ROBINSON: No, you don't say that.
CARLSON: I shouldn't say that? I'm not going attempt it. No, no.
ROBINSON: Look, it's kind of working, number one.
CARLSON: It's definitely working. It's definitely working.
ROBINSON: So this is effective. And number two --
CARLSON: So you don't think it's a little embarrassing, though?
ROBINSON: No, it's not embarrassing. There are a lot of --
CARLSON: I talked to two women today who I love and admire, who -- I work in their proximity, and they both said, "I'm embarrassed that women would vote just on the basis of her gender or that that would influence their vote."
ROBINSON: It wouldn't vote -- you know, we're talking about Democrats --
CARLSON: But how will she be a different president because she's a woman?
ROBINSON: -- first of all, who basically agree with her. Hmm?
CARLSON: I mean, here's what I don't understand. We need a woman. How is she going to be a different president because she's a woman? I just don't get that.
ROBINSON: I don't think she will be.
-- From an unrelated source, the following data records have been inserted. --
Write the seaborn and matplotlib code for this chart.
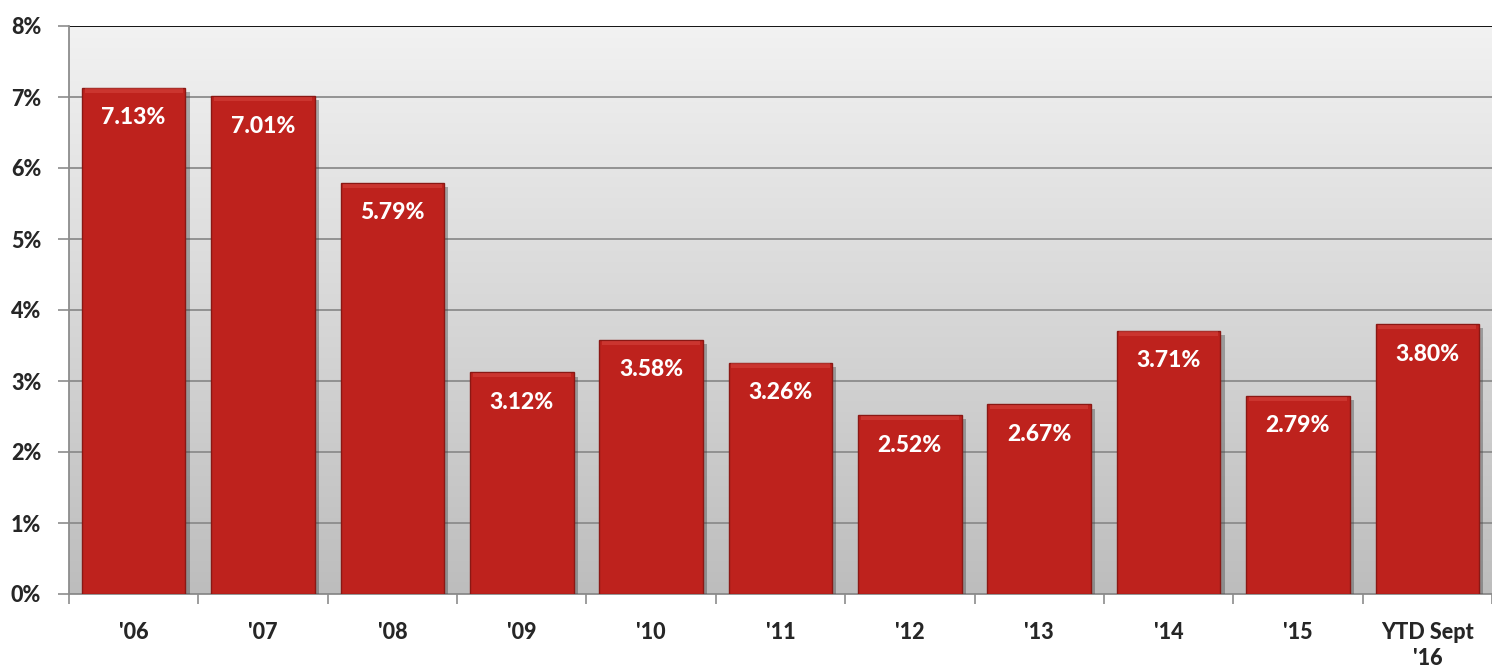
import numpy as np
import pandas as pd
import matplotlib
matplotlib.use("Agg")
import matplotlib.pyplot as plt
import matplotlib.patheffects as pe
from matplotlib.ticker import FixedLocator
from matplotlib.colors import LinearSegmentedColormap
import seaborn as sns

categories = ["'06", "'07", "'08", "'09", "'10", "'11", "'12", "'13", "'14", "'15", "YTD Sept\n'16"]
values = [7.13, 7.01, 5.79, 3.12, 3.58, 3.26, 2.52, 2.67, 3.71, 2.79, 3.80]
labels = ["7.13%", "7.01%", "5.79%", "3.12%", "3.58%", "3.26%", "2.52%", "2.67%", "3.71%", "2.79%", "3.80%"]
yticks = [0, 1, 2, 3, 4, 5, 6, 7, 8]
ytick_labels = ["0%", "1%", "2%", "3%", "4%", "5%", "6%", "7%", "8%"]

sns.set_style("white")
plt.rcParams['font.family'] = ['Lato', 'DejaVu Sans']

df = pd.DataFrame({"cat": categories, "val": values})

fig = plt.figure(figsize=(14.92, 6.71), dpi=100)
ax = fig.add_axes([69 / 1492, 77 / 671, 1 - 69 / 1492, (594 - 26) / 671])

# gradient background
grad = np.linspace(0, 1, 256).reshape(-1, 1)
cmap = LinearSegmentedColormap.from_list("bg", ["#bdbdbd", "#f2f2f2"])
ax.imshow(grad, extent=[-0.5, len(categories) - 0.5, 0, 8], origin="lower",
          aspect="auto", cmap=cmap, zorder=0)

sns.barplot(data=df, x="cat", y="val", color="#BE221D", width=0.8, ax=ax,
            saturation=1, edgecolor="#8a1814", linewidth=1.0, zorder=3)

for p in ax.patches:
    p.set_path_effects([pe.SimplePatchShadow(offset=(3, -3), shadow_rgbFace="#444444", alpha=0.4),
                        pe.Normal()])
    x0 = p.get_x()
    w = p.get_width()
    h = p.get_height()
    ax.fill_between([x0 + 0.02, x0 + w - 0.02], h - 0.07, h - 0.01,
                    color="#e0524b", alpha=0.4, zorder=4, linewidth=0)

for i, (v, lab) in enumerate(zip(values, labels)):
    ax.annotate(lab, (i, v), xytext=(0, -14), textcoords="offset points",
                ha="center", va="top", color="white", fontsize=16.5,
                fontweight="black", zorder=5)

ax.set_xlim(-0.5, len(categories) - 0.5)
ax.set_ylim(0, 8)
ax.set_yticks(yticks)
ax.set_yticklabels(ytick_labels, fontsize=15.5, fontweight="black")
ax.set_xticks(range(len(categories)))
ax.set_xticklabels(categories, fontsize=15.5, fontweight="black", linespacing=1.3)
ax.tick_params(axis="x", length=0, pad=20)
ax.tick_params(axis="y", length=8, width=1.2, color="#8c8c8c", pad=12, left=True)
ax.xaxis.set_minor_locator(FixedLocator([i + 0.5 for i in range(-1, len(categories))]))
ax.tick_params(axis="x", which="minor", length=7, width=1.2, color="#8c8c8c", bottom=True)

ax.set_xlabel("")
ax.set_ylabel("")
ax.set_axisbelow(True)
for y in yticks:
    ax.axhline(y, color="#8c8c8c" if y < 8 else "black", linewidth=1.3, zorder=1)

for s in ["top", "right"]:
    ax.spines[s].set_visible(False)
ax.spines["left"].set_color("#8c8c8c")
ax.spines["left"].set_linewidth(1.3)
ax.spines["bottom"].set_color("#8c8c8c")
ax.spines["bottom"].set_linewidth(1.3)

fig.savefig("out.png", dpi=100, facecolor="white")
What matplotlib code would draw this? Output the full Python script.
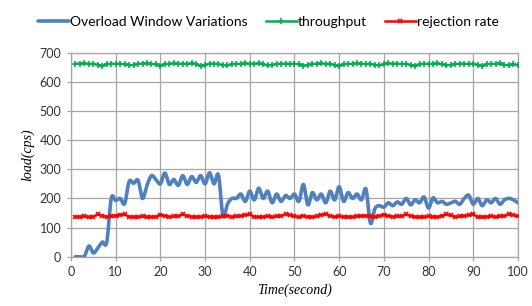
import numpy as np
import matplotlib
matplotlib.use("Agg")
import matplotlib.pyplot as plt

# time axis (seconds)
t = list(range(1, 101))

# load readings (cps)
overload_window = [
    0, 0, 2, 37, 13, 30, 50, 50, 200, 193,
    200, 182, 258, 252, 262, 200, 245, 278, 265, 250,
    287, 248, 265, 245, 278, 248, 275, 255, 278, 250,
    288, 250, 280, 140, 180, 200, 200, 215, 190, 225,
    195, 235, 200, 225, 185, 215, 190, 210, 200, 215,
    190, 248, 178, 220, 195, 215, 185, 225, 195, 240,
    190, 220, 200, 215, 195, 232, 115, 165, 175, 170,
    185, 175, 188, 180, 200, 178, 195, 185, 205, 167,
    202, 185, 190, 180, 185, 190, 180, 200, 211, 180,
    200, 175, 195, 185, 200, 180, 195, 200, 195, 185,
]
throughput = [
    662, 662, 663, 661, 662, 658, 655, 660, 662, 661,
    662, 660, 656, 658, 662, 662, 663, 661, 660, 655,
    660, 662, 663, 662, 662, 661, 663, 660, 655, 658,
    662, 662, 661, 657, 656, 660, 662, 661, 663, 662,
    662, 663, 660, 656, 658, 661, 662, 662, 661, 662,
    660, 655, 658, 662, 661, 663, 661, 662, 657, 655,
    660, 662, 661, 663, 662, 661, 662, 658, 656, 660,
    663, 662, 662, 661, 662, 657, 655, 660, 662, 661,
    662, 663, 660, 656, 658, 661, 662, 662, 661, 662,
    658, 655, 660, 662, 661, 663, 658, 656, 660, 657,
]
rejection_rate = [
    137, 137, 138, 136, 137, 145, 140, 137, 138, 140,
    143, 145, 137, 136, 137, 138, 137, 136, 137, 144,
    140, 137, 138, 139, 145, 140, 137, 136, 137, 138,
    137, 136, 137, 138, 140, 137, 138, 140, 143, 145,
    137, 136, 137, 138, 137, 138, 140, 146, 143, 138,
    137, 140, 137, 136, 138, 143, 146, 140, 137, 138,
    137, 136, 137, 138, 140, 141, 138, 137, 140, 144,
    140, 137, 138, 139, 145, 140, 137, 136, 137, 138,
    137, 136, 140, 145, 142, 137, 138, 140, 143, 145,
    137, 136, 137, 138, 137, 138, 140, 146, 143, 138,
]

x_ticks = list(range(0, 101, 10))
y_ticks = list(range(0, 701, 100))


def smooth(x, y, n=12):
    # Catmull-Rom style smoothing, similar to Excel "smoothed line"
    x = np.asarray(x, float)
    y = np.asarray(y, float)
    px = np.concatenate([[2 * x[0] - x[1]], x, [2 * x[-1] - x[-2]]])
    py = np.concatenate([[2 * y[0] - y[1]], y, [2 * y[-1] - y[-2]]])
    s = np.linspace(0, 1, n, endpoint=False)
    xs, ys = [], []
    for i in range(1, len(px) - 2):
        for arr, out in ((px, xs), (py, ys)):
            p0, p1, p2, p3 = arr[i - 1], arr[i], arr[i + 1], arr[i + 2]
            out.extend(0.5 * (2 * p1 + (-p0 + p2) * s
                              + (2 * p0 - 5 * p1 + 4 * p2 - p3) * s ** 2
                              + (-p0 + 3 * p1 - 3 * p2 + p3) * s ** 3))
    xs.append(x[-1])
    ys.append(y[-1])
    return xs, ys


fig = plt.figure(figsize=(5.32, 3.06), dpi=100)
ax = fig.add_axes([0.1335, 0.161, 0.840, 0.667])

tick_font = "Lato"
bx, by = smooth(t, overload_window)
ax.plot(bx, by, color="#4f81bd", lw=2.6, label="Overload Window Variations",
        solid_capstyle="round", zorder=3)
ax.plot(t, throughput, color="#00b050", lw=1.8, marker="+", ms=4, mew=1.2,
        label="throughput", zorder=3)
ax.plot(t, rejection_rate, color="#ff0000", lw=1.8, marker="x", ms=3.5, mew=1.2,
        label="rejection rate", zorder=3)

ax.set_xlim(0, 100)
ax.set_ylim(0, 700)
ax.set_xticks(x_ticks)
ax.set_yticks(y_ticks)
ax.grid(True, color="#a6a6a6", lw=0.9)
ax.set_axisbelow(True)
for sp in ax.spines.values():
    sp.set_color("#a6a6a6")
    sp.set_linewidth(0.9)
ax.tick_params(axis="both", colors="#a6a6a6", length=3, width=0.9,
               labelcolor="#333333", labelsize=9, pad=4)
for lab in ax.get_xticklabels() + ax.get_yticklabels():
    lab.set_fontfamily(tick_font)

ax.set_xlabel("Time(second)", family="Liberation Serif", style="italic",
              fontsize=10, labelpad=4)
ax.set_ylabel("load(cps)", family="Liberation Serif", style="italic",
              fontsize=10, labelpad=4)

fig.legend(loc="center", bbox_to_anchor=(0.505, 0.928), ncol=3, frameon=False,
           prop={"family": tick_font, "size": 10}, handlelength=2.2,
           handletextpad=0.1, columnspacing=1.3)

fig.savefig("out.png", dpi=100)
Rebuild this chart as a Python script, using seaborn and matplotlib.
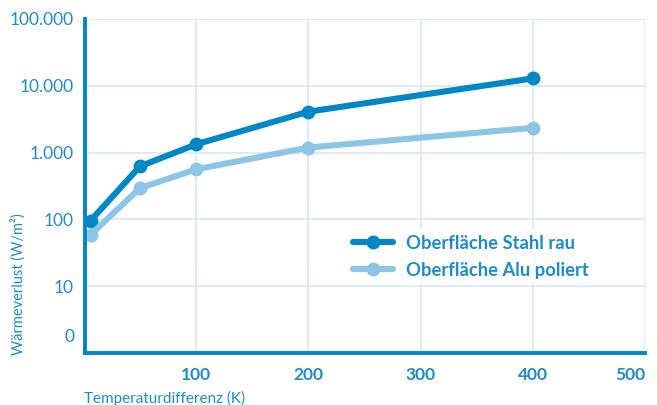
import matplotlib
matplotlib.use("Agg")
import matplotlib.pyplot as plt
import seaborn as sns
import pandas as pd
from matplotlib.ticker import FixedLocator, FixedFormatter

temp_diff = [6, 50, 100, 200, 400]
stahl_rau = [96, 623, 1330, 4100, 12900]
alu_poliert = [59, 295, 562, 1190, 2350]
series_names = ["Oberfläche Stahl rau", "Oberfläche Alu poliert"]
y_ticks = [10, 100, 1000, 10000, 100000]
y_tick_labels = ["10", "100", "1.000", "10.000", "100.000"]
x_ticks = [100, 200, 300, 400, 500]
x_tick_labels = ["100", "200", "300", "400", "500"]

df = pd.DataFrame({
    "x": temp_diff * 2,
    "y": stahl_rau + alu_poliert,
    "serie": [series_names[0]] * len(temp_diff) + [series_names[1]] * len(temp_diff),
})

sns.set_style("white")
plt.rcParams["font.family"] = ["Lato", "DejaVu Sans"]

DARK = "#0088C6"
LIGHT = "#8CC5E6"
TXT = "#1E8CC8"
GRID = "#D8E7F5"

fig = plt.figure(figsize=(6.57, 4.05), dpi=100)
ax = fig.add_axes([85/657, 1-353/405, (645-85)/657, (353-19)/405])

sns.lineplot(data=df, x="x", y="y", hue="serie", palette=[DARK, LIGHT],
             marker="o", markersize=10, markeredgewidth=0, linewidth=4.4,
             ax=ax, legend=True)

ax.set_yscale("log")
ax.set_ylim(1, 100000)
ax.set_xlim(1, 500)
ax.yaxis.set_major_locator(FixedLocator(y_ticks))
ax.yaxis.set_major_formatter(FixedFormatter(y_tick_labels))
ax.yaxis.set_minor_locator(FixedLocator([]))
ax.set_xticks(x_ticks)
ax.set_xticklabels(x_tick_labels)
ax.grid(True, color=GRID, linewidth=1.2)
ax.set_axisbelow(True)

for s in ["top", "right"]:
    ax.spines[s].set_visible(False)
for s in ["left", "bottom"]:
    ax.spines[s].set_color(DARK)
    ax.spines[s].set_linewidth(2.8)

ax.tick_params(axis="both", length=0)
ax.tick_params(axis="y", labelsize=12.5, labelcolor=TXT, pad=8)
ax.tick_params(axis="x", labelsize=12.5, labelcolor=TXT, pad=10)
xlabs = ax.get_xticklabels()
for lab in xlabs:
    lab.set_fontweight("bold")
xlabs[-1].set_horizontalalignment("right")

ax.text(-0.018, 1.75, "0", transform=ax.get_yaxis_transform(), ha="right", va="center",
        fontsize=12.5, color=TXT)

ax.set_xlabel("")
ax.set_ylabel("")
fig.text(84/657, 1-398/405, "Temperaturdifferenz (K)", ha="left", va="center",
         fontsize=11, color=TXT)
fig.text(18/657, 1-355/405, "Wärmeverlust (W/m²)", ha="center", va="bottom",
         rotation=90, fontsize=10.5, color=TXT)

leg = ax.legend(loc="upper left", bbox_to_anchor=((338-85)/560, (353-220)/334),
                frameon=True, fontsize=13.2, handlelength=2.2, labelspacing=0.55,
                borderpad=0.3, handletextpad=0.7)
leg.get_frame().set_facecolor("white")
leg.get_frame().set_edgecolor("none")
leg.get_frame().set_alpha(1)
for t in leg.get_texts():
    t.set_color(TXT)
    t.set_fontweight("bold")

fig.savefig("out.png", dpi=100)
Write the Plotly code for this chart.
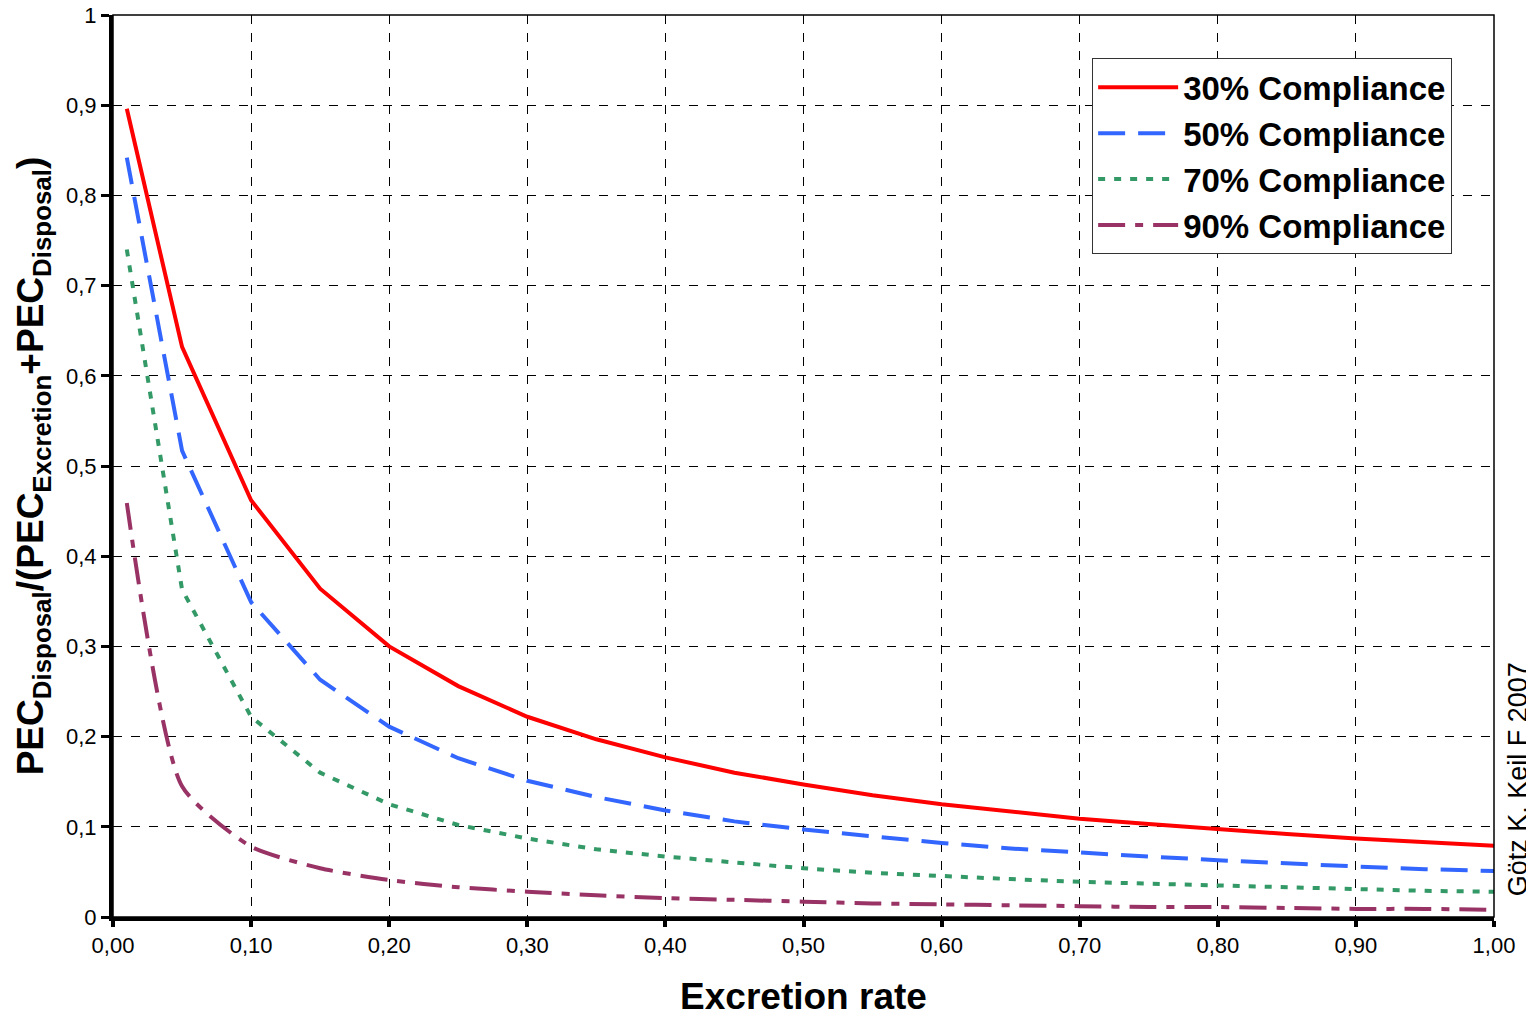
import plotly.graph_objects as go

excretion_rate = [0.01, 0.05, 0.10, 0.15, 0.20, 0.25, 0.30, 0.35, 0.40, 0.45, 0.50,
                  0.55, 0.60, 0.65, 0.70, 0.75, 0.80, 0.85, 0.90, 0.95, 1.00]

compliance_30 = [0.896, 0.632, 0.462, 0.364, 0.300, 0.256, 0.222, 0.197, 0.177, 0.160, 0.147,
                 0.135, 0.125, 0.117, 0.109, 0.103, 0.097, 0.092, 0.087, 0.083, 0.079]
compliance_50 = [0.842, 0.517, 0.349, 0.263, 0.211, 0.176, 0.151, 0.133, 0.118, 0.106, 0.097,
                 0.089, 0.082, 0.076, 0.071, 0.067, 0.063, 0.059, 0.056, 0.053, 0.051]
compliance_70 = [0.740, 0.363, 0.222, 0.160, 0.125, 0.102, 0.087, 0.075, 0.067, 0.060, 0.054,
                 0.049, 0.045, 0.042, 0.039, 0.037, 0.034, 0.032, 0.031, 0.029, 0.028]
compliance_90 = [0.459, 0.145, 0.078, 0.054, 0.041, 0.033, 0.028, 0.024, 0.021, 0.019, 0.017,
                 0.015, 0.014, 0.013, 0.012, 0.011, 0.011, 0.010, 0.009, 0.009, 0.008]

series_names = ["30% Compliance", "50% Compliance", "70% Compliance", "90% Compliance"]

fig = go.Figure()
styles = [
    ("#FF0000", "solid", "linear"),
    ("#3366FF", "27px,13px", "linear"),
    ("#339966", "7px,9px", "linear"),
    ("#993366", "27px,10px,8px,10px", "spline"),
]
for i, (name, ys, (col, dash, shape)) in enumerate(zip(
        series_names, [compliance_30, compliance_50, compliance_70, compliance_90], styles)):
    fig.add_trace(go.Scatter(
        x=excretion_rate, y=ys, name=name, mode="lines", legendgroup=f"g{i}",
        line=dict(color=col, width=4, dash=dash, shape=shape, smoothing=0.6),
    ))

FONT = "Liberation Sans, Arial, sans-serif"
axis_font = dict(family=FONT, size=22, color="black")

fig.update_layout(
    width=1526, height=1017,
    margin=dict(l=113, r=32, t=15, b=100),
    paper_bgcolor="white", plot_bgcolor="white",
    separators=", ",
    font=dict(family=FONT, color="black"),
    showlegend=True,
    legend=dict(
        x=0.709, y=0.952, xanchor="left", yanchor="top",
        bgcolor="white", bordercolor="#333333", borderwidth=1,
        font=dict(family=FONT, size=33, color="black", weight="bold"),
        itemwidth=80, tracegroupgap=0,
    ),
    xaxis=dict(
        range=[0, 1], dtick=0.1, tick0=0, tickformat=".2f", automargin=False,
        showgrid=True, gridcolor="black", gridwidth=1, griddash="dash",
        showline=True, linecolor="black", linewidth=4,
        ticks="outside", ticklen=6, tickwidth=4, tickcolor="black",
        tickfont=axis_font, zeroline=False,
        title=dict(text="Excretion rate", standoff=32,
                   font=dict(family=FONT, size=37, color="black", weight="bold")),
    ),
    yaxis=dict(
        range=[0, 1], dtick=0.1, tick0=0, automargin=False,
        showgrid=True, gridcolor="black", gridwidth=1, griddash="dash",
        showline=True, linecolor="black", linewidth=4,
        ticks="outside", ticklen=8, tickwidth=3, tickcolor="black",
        tickfont=axis_font, zeroline=False,
        title=dict(text="PEC<sub>Disposal</sub>/(PEC<sub>Excretion</sub>+PEC<sub>Disposal</sub>)",
                   standoff=12,
                   font=dict(family=FONT, size=37, color="black", weight="bold")),
    ),
    shapes=[dict(type="rect", xref="paper", yref="paper", x0=0, y0=0, x1=1, y1=1,
                 line=dict(color="black", width=1.5), layer="above")],
    annotations=[dict(
        text="Götz K, Keil F 2007", xref="paper", yref="paper",
        x=1.0175, y=0.021, xanchor="center", yanchor="bottom", textangle=-90,
        showarrow=False,
        font=dict(family=FONT, size=27, color="black"),
    )],
)

fig.write_html(
    "out.html",
    config={"displayModeBar": False},
    post_script="document.body.style.margin='0';document.body.style.overflow='hidden';",
)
But I think it will be significant if a woman is elected president of the United States, as it would be significant if an African-American were elected president of the United States. It's -- you know, for some people, it was significant, you know, when a Southerner is elected as opposed to a Northerner, when the first Catholic was elected president of the United States. It says something about the country and inclusiveness.
MAY: Did Maggie Thatcher have more women voting for her than men? I wonder.
ROBINSON: You know, I don't know the figure.
CARLSON: I suspect she had more men voting for her than women.
MAY: I suspect that's true.
CARLSON: She ran and governed as a man, I think, was the idea.
ROBINSON: Most of her elections, she probably -- she won pretty big, most of her elections. She probably did have [unintelligible].
MAY: She ran and governed based on her views and her determination and her mettle, and I think that's the way it's supposed to be.
ROBINSON: I once talked to Margaret Thatcher about John Major, and she thought he was kind of a wuss. She leaned close and said, "If only he were a man."
CARLSON: She was a tougher dude than he ever was, no doubt about it.